O objetivo do legislador, de certa forma, é correto, pois objetiva resgatar o espírito altruísta da adoção, no sentido de que o pretendente “receberá” o menor que estiver na tal lista ou cadastro, sem direito a escolha da cor dos olhos ou pele, por exemplo. Valoriza-se com isto a nobreza do ato de acolhimento, em detrimento de interesses pessoais!
Acontece que, embora esta adoção desinteressada e sem escolhas seja o ideal, nem sempre é viável, até mesmo em se considerando dificuldades e vícios próprios da natureza humana. De fato, há inúmeras situações fáticas das mais variadas, e que não podem ser ignoradas pelo legislador e, muito menos, pelo seu intérprete (o magistrado).
Ora, convenhamos que não é censurável a escolha honesta feita por determinada mãe que quer entregar o seu filho, o qual não pode criar por diversas razões, a um casal específico que tem verdadeiramente condições de adotá-lo. Pode não ser, à luz da vigilância do Estado, o melhor caminho, pois tal adoção direcionada não será acompanhada por profissionais capacitados.

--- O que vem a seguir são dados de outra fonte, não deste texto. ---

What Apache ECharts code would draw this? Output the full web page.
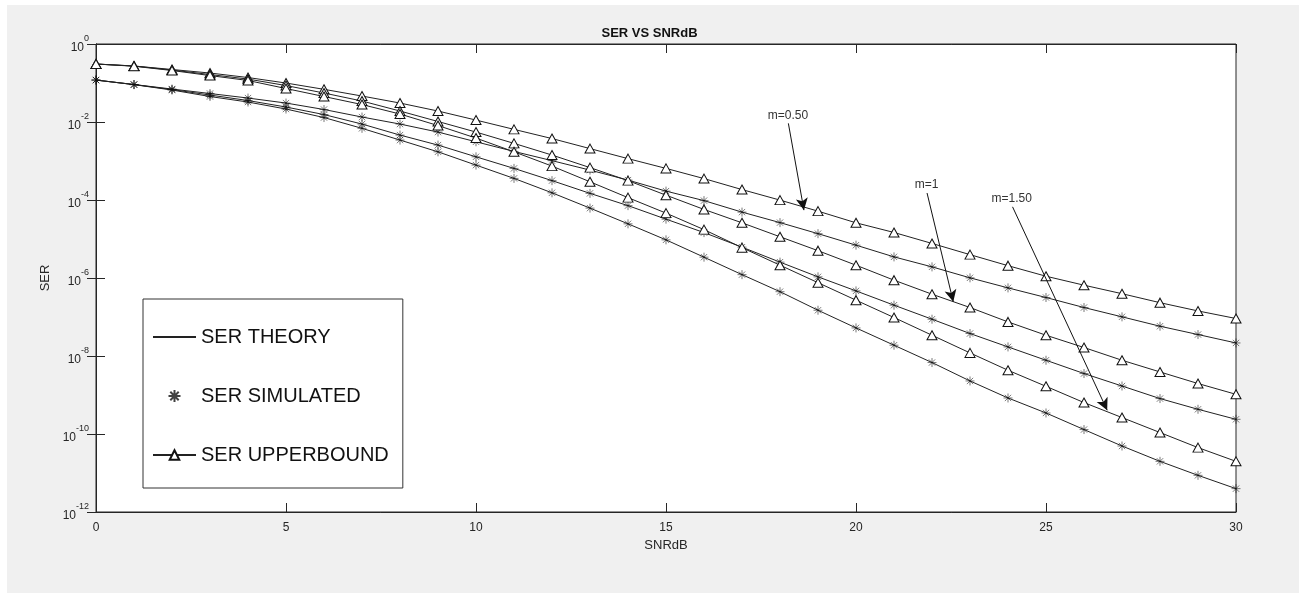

Mas, decididamente, tal procedimento informal tem suas motivações compreensíveis sob a ótica ética. E, o mais importante, quando isto acontece e o menor passa a viver com a nova família, há a criação de uma relação de afeto!
Neste momento é que podem surgir conflitos lamentáveis. Sim, os pais biológicos podem se arrepender e interferir, ainda antes de sacramentada a adoção, querendo o menor de volta. Aí é que surge o verdadeiro conflito entre o vínculo biológico e o sócioafetivo. Pergunta-se, diante deste dilema: quem merece ficar com o menor? Os pais biológicos ou aqueles que criaram a relação de afeto com o menor? A resposta é nenhum dos dois, pois quem “merece” algo neste cenário doloroso é o menor, cujo bem estar, acima de qualquer norma infraconstitucional que preveja o contrário, deve prevalecer, já que é assegurado pela Constituição Federal.

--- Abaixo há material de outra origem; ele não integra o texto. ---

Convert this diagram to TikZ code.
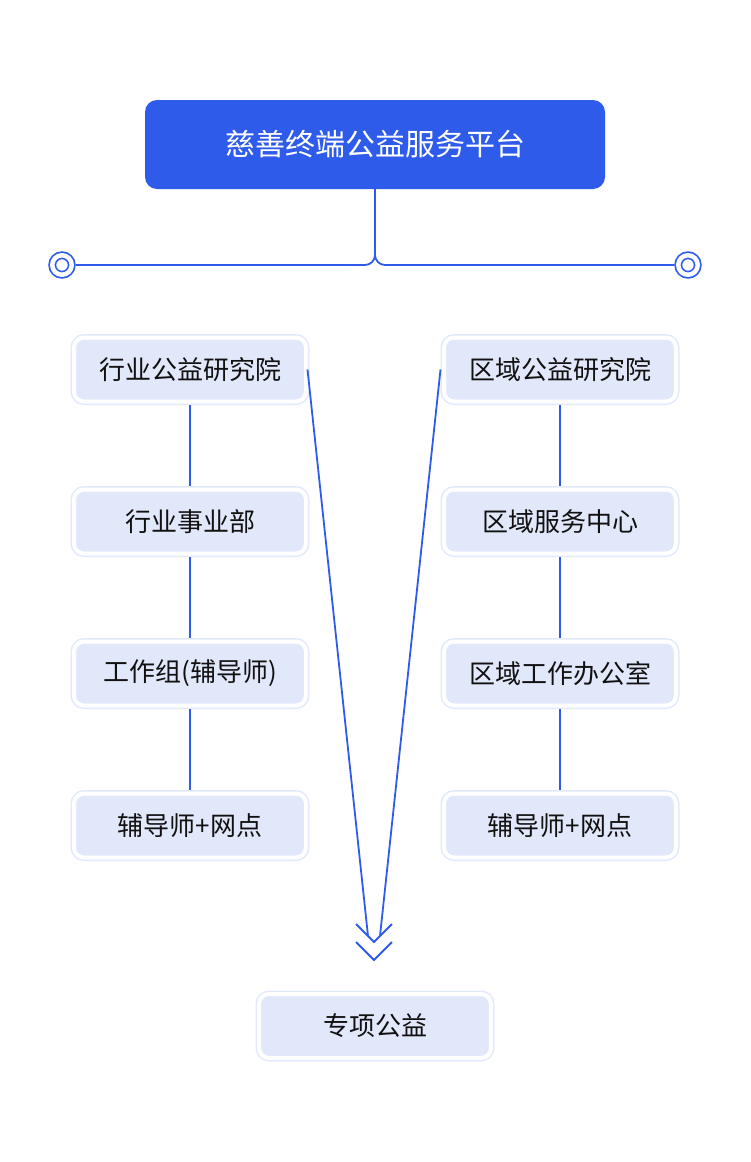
\documentclass[tikz,border=0pt]{standalone}
\usepackage{fontspec}
\setmainfont{Noto Sans CJK SC}
\usepackage{tikz}
\definecolor{mainblue}{HTML}{2E5BEA}
\definecolor{boxfill}{HTML}{E1E8FA}
\definecolor{boxline}{HTML}{E2E9FB}
\definecolor{textdark}{HTML}{111111}

\begin{document}
\begin{tikzpicture}[x=1pt, y=-1pt,
    unit/.style={draw=boxline, double=white, double distance=4pt, line width=1.5pt,
        fill=boxfill, rounded corners=10pt, minimum width=232pt, minimum height=64pt,
        inner sep=0pt, outer sep=3.5pt, text=textdark, font=\fontsize{26pt}{30pt}\selectfont},
    link/.style={draw=mainblue, line width=1.8pt},
    ring/.style={circle, draw=mainblue, double=white, double distance=4.5pt, line width=1.7pt,
        minimum size=19.5pt, inner sep=0pt, outer sep=4pt}]
    \useasboundingbox (0,0) rectangle (750,1162);

    % Platform
    \node[fill=mainblue, rounded corners=12pt, minimum width=460pt, minimum height=89pt,
        text=white, font=\fontsize{30pt}{34pt}\selectfont] (platform) at (375,144.5) {慈善终端公益服务平台};
    \node[ring] (ringL) at (62,265) {};
    \node[ring] (ringR) at (688,265) {};
    \draw[link, rounded corners=10pt] (platform.south) |- (ringL.east);
    \draw[link, rounded corners=10pt] (platform.south) |- (ringR.west);

    % Left column
    \node[unit] (l1) at (190,369.5) {行业公益研究院};
    \node[unit] (l2) at (190,521.5) {行业事业部};
    \node[unit] (l3) at (190,673.5) {工作组(辅导师)};
    \node[unit] (l4) at (190,825.5) {辅导师+网点};
    \draw[link] (l1) -- (l2);
    \draw[link] (l2) -- (l3);
    \draw[link] (l3) -- (l4);

    % Right column
    \node[unit] (r1) at (560,369.5) {区域公益研究院};
    \node[unit] (r2) at (560,521.5) {区域服务中心};
    \node[unit] (r3) at (560,673.5) {区域工作办公室};
    \node[unit] (r4) at (560,825.5) {辅导师+网点};
    \draw[link] (r1) -- (r2);
    \draw[link] (r2) -- (r3);
    \draw[link] (r3) -- (r4);

    % Merge into special projects
    \coordinate (tipL) at (368,936);
    \coordinate (tipR) at (380,936);
    \draw[link] ([xshift=-2pt]l1.east) -- (tipL);
    \draw[link] (r1.west) -- (tipR);
    \draw[link] (356,924) -- (374,942) -- (392,924);
    \draw[link] (356,942) -- (374,960) -- (392,942);
    \node[unit] (special) at (375,1026) {专项公益};
\end{tikzpicture}
\end{document}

E, com a ressalva das exceções que podem ocorrer, não tenho dúvida de que é muito mais interessante à criança continuar naquele lar onde estabeleceu vínculo sócioafetivo. O nosso direito, sobretudo a partir do Código Civil de 2002, passou a considerar a paternidade/maternidade sócioafetivos, sendo que, em casos desta natureza, deve tal vínculo prevalecer sobre a solitária identificação biológica.
As decisões do STJ, em conflitos como o ora relatado, têm sido todas neste sentido. Espera-se, agora, que o nosso legislador, mais atento à realidade do País e menos preocupado com formalidades que são inviáveis na prática, promova as alterações legais necessárias. Enquanto isto não ocorrer, o Judiciário, valendo-se da Lei Maior (Constituição Federal), deve fazer Justiça e reconhecer, incidentalmente, a inocuidade e invalidade de normas que, em última análise, desconsideram os melhores interesses da criança e do adolescente.
Publicado no caderno “opinião” do jornal Estado de Minas, 18 de Novembro de 2013.